After learning that Alex Peretti had been murdered in Minneapolis, I had a conversation with a dear friend who took a deep breath before saying, “I don’t think the disruptive actions like blowing whistles, surrounding ICE vehicles, and videotaping all these actions is helping.”
I am thinking about what it means “to help.” Help who? To do what? I believe my friend was suggesting that they would like “helping” in this case to look like de-escalation and the retreating of ICE agents from our streets. But what if whistleblowers and videographers are helping to accomplish something else?
There is wisdom in the Serenity Prayer: God, grant me the serenity to accept the things I cannot change, the courage to change the things I can, and the wisdom to know the difference. What can we change? I am a lifelong activist and am struggling deeply with this question. I am not alone here. So much of what we see in the news, in our backyards, in our exchanges with our neighbors is unacceptable. So where does that leave us?
Perhaps the wisdom is incomplete. Perhaps there should be another clause: God grant me the foresight to pay attention.
Growing up, I was never comfortable putting excessive emphasis in Judaism on the Holocaust. For many people I knew, the Holocaust was woven into their Jewish identity. But not mine. I did not want “Jewish” and “victim” in the same sentence. I wanted a Jewish identity about flourishing, thriving, and succeeding. I grew up in the late seventies and early eighties, a time of relative peace for Jews. It was a luxury to hold the Holocaust as history and not as core to what it meant to be a Jew.
For a while now, but especially since October 7, 2023, I have wondered about human resiliency, and particularly about Jewish resiliency. I began looking to Holocaust wisdom for inspiration. Viktor Frankl came to mind. He taught us to look at the sunset in the camps and find morsels of joy in a sea of pain. I found my way to Rabbi Kalonymus Kalman Shapira, the Warsaw Ghetto Rebbe. He was a Hassidic master poised to change the Jewish world until global events dictated a different path for his life. He faced profound, unrecoverable personal losses in the sea of communal devastation in Poland. And yet, he insisted on being joyous at holiday celebrations, he inspired his followers to maintain a deep spiritual life, and he taught to always do favors or commit acts of kindness for others.
While this man’s ability to keep and inspire a deep spiritual life cleaving to God, even amidst the horrors of the Holocaust, was remarkable, what is also remarkable is how we know about him at all.
Rabbi Shapira kept a journal.
But Emanuel Ringelblum made sure that journal survived.

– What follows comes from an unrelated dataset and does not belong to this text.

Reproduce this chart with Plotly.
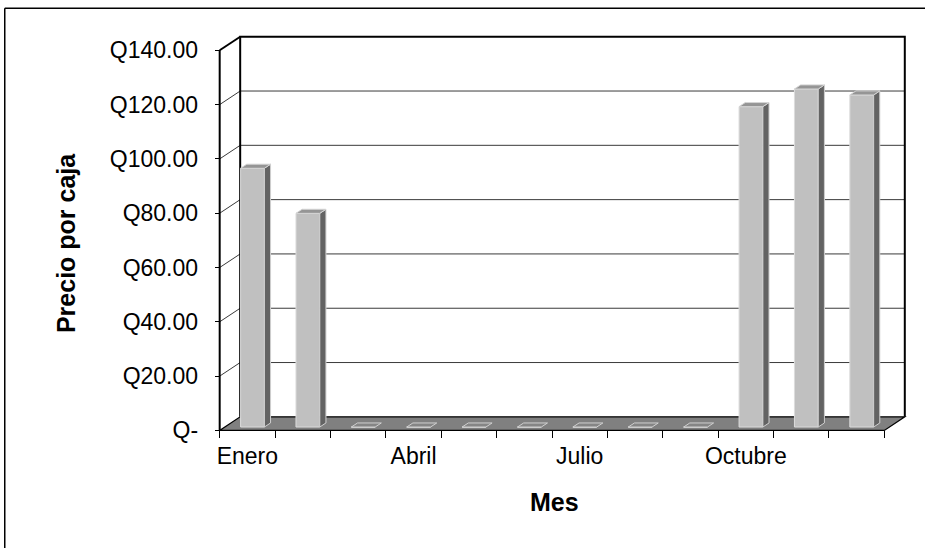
import plotly.graph_objects as go

# Precio promedio por caja, por mes
meses = ["Enero", "Febrero", "Marzo", "Abril", "Mayo", "Junio", "Julio",
         "Agosto", "Septiembre", "Octubre", "Noviembre", "Diciembre"]
precio = [95.3, 78.7, 0, 0, 0, 0, 0, 0, 0, 118.0, 124.5, 122.3]
y_ticks = [0, 20, 40, 60, 80, 100, 120, 140]
y_labels = ["Q-", "Q20.00", "Q40.00", "Q60.00", "Q80.00", "Q100.00", "Q120.00", "Q140.00"]

W, H = 925, 548
FONT = "Liberation Sans, Arial, sans-serif"

# oblique depth of the 3-D box, in data units
DX, DY = 0.37, 5.0
BAR_W = 0.43            # bar width in category units
BAR_D0, BAR_D = 0.25, 0.30   # bar front position and thickness (fraction of depth)

n = len(meses)
vmax = y_ticks[-1]
x_range = [-0.5, n + 0.5]
y_range = [-5, vmax + 6]

# pixel geometry of the plotting area
PX_X, PX_Y = 55.4, 2.714          # pixels per data unit
ORIGIN = (220, 430)               # pixel position of data (0, 0)
l = ORIGIN[0] - (0 - x_range[0]) * PX_X
plot_w = (x_range[1] - x_range[0]) * PX_X
r = W - l - plot_w
bottom = ORIGIN[1] + (0 - y_range[0]) * PX_Y
plot_h = (y_range[1] - y_range[0]) * PX_Y
b = H - bottom
t = bottom - plot_h


def paper_x(px):
    return (px - l) / plot_w


def paper_y(py):
    return (bottom - py) / plot_h


shapes = []


def seg(x0, y0, x1, y1, color="black", width=1.0):
    shapes.append(dict(type="line", xref="x", yref="y",
                       x0=x0, y0=y0, x1=x1, y1=y1, layer="below",
                       line=dict(color=color, width=width)))


# back wall gridlines
for v in y_ticks[1:-1]:
    seg(DX, v + DY, n + DX, v + DY, color="#3a3a3a", width=1)
# side wall diagonals
for v in y_ticks[1:-1]:
    seg(0, v, DX, v + DY, color="#3a3a3a", width=1)
seg(0, vmax, DX, vmax + DY, width=2)

# floor
shapes.append(dict(type="path", xref="x", yref="y", layer="below",
                   path=f"M 0,0 L {n},0 L {n + DX},{DY} L {DX},{DY} Z",
                   fillcolor="#808080", line=dict(color="black", width=1.2)))
# back wall outline and front value axis
shapes.append(dict(type="path", xref="x", yref="y", layer="below",
                   path=f"M {DX},{DY} L {DX},{vmax + DY} L {n + DX},{vmax + DY} L {n + DX},{DY}",
                   line=dict(color="black", width=2)))
seg(0, 0, 0, vmax, width=2)

# chart frame
shapes.append(dict(type="line", xref="paper", yref="paper",
                   x0=paper_x(5), y0=paper_y(8), x1=paper_x(W + 2), y1=paper_y(8),
                   line=dict(color="black", width=1.5)))
shapes.append(dict(type="line", xref="paper", yref="paper",
                   x0=paper_x(5), y0=paper_y(8), x1=paper_x(5), y1=paper_y(H + 2),
                   line=dict(color="black", width=1.5)))

centers = [i + 0.5 for i in range(n)]
base = BAR_D0 * DY
fig = go.Figure()

# front faces of the columns
fig.add_trace(go.Bar(
    x=centers, y=precio, base=base, width=BAR_W,
    offset=-BAR_W / 2 + BAR_D0 * DX,
    marker=dict(color="#c0c0c0", line=dict(color="#dcdcdc", width=1)),
    hoverinfo="skip", showlegend=False,
))

# side and top faces
sx, sy, tx, ty, zx, zy = [], [], [], [], [], []
ox, oy = BAR_D * DX, BAR_D * DY
for c, v in zip(centers, precio):
    x0 = c - BAR_W / 2 + BAR_D0 * DX
    x1 = x0 + BAR_W
    y0 = base
    y1 = base + v
    top_x = [x0, x1, x1 + ox, x0 + ox, x0, None]
    top_y = [y1, y1, y1 + oy, y1 + oy, y1, None]
    if v > 0:
        sx += [x1, x1 + ox, x1 + ox, x1, x1, None]
        sy += [y0, y0 + oy, y1 + oy, y1, y0, None]
        tx += top_x
        ty += top_y
    else:
        zx += top_x
        zy += top_y

fig.add_trace(go.Scatter(x=sx, y=sy, mode="lines", fill="toself",
                         fillcolor="#636363", line=dict(color="#cfcfcf", width=1),
                         hoverinfo="skip", showlegend=False))
fig.add_trace(go.Scatter(x=tx, y=ty, mode="lines", fill="toself",
                         fillcolor="#959595", line=dict(color="#d4d4d4", width=1),
                         hoverinfo="skip", showlegend=False))
fig.add_trace(go.Scatter(x=zx, y=zy, mode="lines", fill="toself",
                         fillcolor="#858585", line=dict(color="#d0d0d0", width=1),
                         hoverinfo="skip", showlegend=False))

fig.update_layout(
    width=W, height=H,
    margin=dict(l=l, r=r, t=t, b=b, pad=0),
    paper_bgcolor="white", plot_bgcolor="white",
    font=dict(family=FONT, color="black"),
    showlegend=False,
    shapes=shapes,
    xaxis=dict(
        range=x_range, anchor="free", position=(0 - y_range[0]) / (y_range[1] - y_range[0]),
        tickmode="array", tickvals=centers[::3], ticktext=meses[::3],
        ticks="", ticklabelstandoff=10,
        minor=dict(tickmode="array", tickvals=list(range(n + 1)), ticks="outside",
                   ticklen=7, tickwidth=1, tickcolor="black", showgrid=False),
        tickfont=dict(size=23, family=FONT, color="black"),
        showgrid=False, zeroline=False, showline=False, fixedrange=True,
        automargin=False,
    ),
    yaxis=dict(
        range=y_range, anchor="free", position=(0 - x_range[0]) / (x_range[1] - x_range[0]),
        tickmode="array", tickvals=y_ticks, ticktext=y_labels,
        ticks="outside", ticklen=5, tickwidth=1, tickcolor="black",
        ticklabelstandoff=12,
        tickfont=dict(size=23, family=FONT, color="black"),
        showgrid=False, zeroline=False, showline=False, fixedrange=True,
        automargin=False,
    ),
    annotations=[
        dict(text="<b>Precio por caja</b>", xref="paper", yref="paper",
             x=paper_x(67), y=paper_y(243), textangle=-90, showarrow=False,
             xanchor="center", yanchor="middle",
             font=dict(size=25, family=FONT, color="black")),
        dict(text="<b>Mes</b>", xref="paper", yref="paper",
             x=paper_x(555), y=paper_y(502), showarrow=False,
             xanchor="center", yanchor="middle",
             font=dict(size=25, family=FONT, color="black")),
    ],
)

fig.write_html("out.html")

Emanuel Ringelblum was an historian, a social worker, and a Jew and so he was forced into the Warsaw Ghetto. There he knew keenly that there was an obligation to witness, to record, and to preserve everything he could about what was happening in the world around him. Because the events were so unbelievable, he knew someone needed to hold it all. And he stepped into that role. Ringelblum led a group of people to help record and preserve. They secretly met on Shabbat afternoons and therefore referred to themselves as Oyneg Shabbas. This group of people managed to hide troves of documents, eyewitness accounts, memorabilia, and records.
Including the journal of one Rabbi Kalonymus Kalman Shapira.
In a time of deep unrest, in a time when the problems are so big I don’t feel I can do anything, we can do this. We can watch and record. We can hold knowing as a value and insist on it.
If you open up the Torah and roll to where the Shema is located (Deuteronomy 6:4), you will find it immediately because the text stands out. The last letter of the first word of the Shema and the last letter of the last word of the Shema are both enlarged. Ayin and daled. Those letters together spell two powerful words. Ayin-daled spells the word “eid,” which means witness. And daled-ayin spells the word “da,” which means to know. The Shema itself tells us to listen and to pay attention. To remember that God is one and we are one. It is the essential Jewish prayer. We say it five times a day. It was on the lips of those throughout history who have died for being Jews. Our central prayer, forward and backwards, is bookended by these concepts. To be a Jew means we must bear witness. We must never look away. We must demand of ourselves to be knowledgeable about what is happening in our world, what is and what is not true or real.
God grant me the foresight to pay attention. God grant me the strength to not look away. God grant me clarity to know what is real.
In a world where knowing what to do to help feels so elusive, let us know that bearing witness to what is is the Jewish call. And while witnessing may feel too quiet for the level of devastation we are watching around the globe at this time, bearing witness takes strength and brings power to the possibility of change and of hope.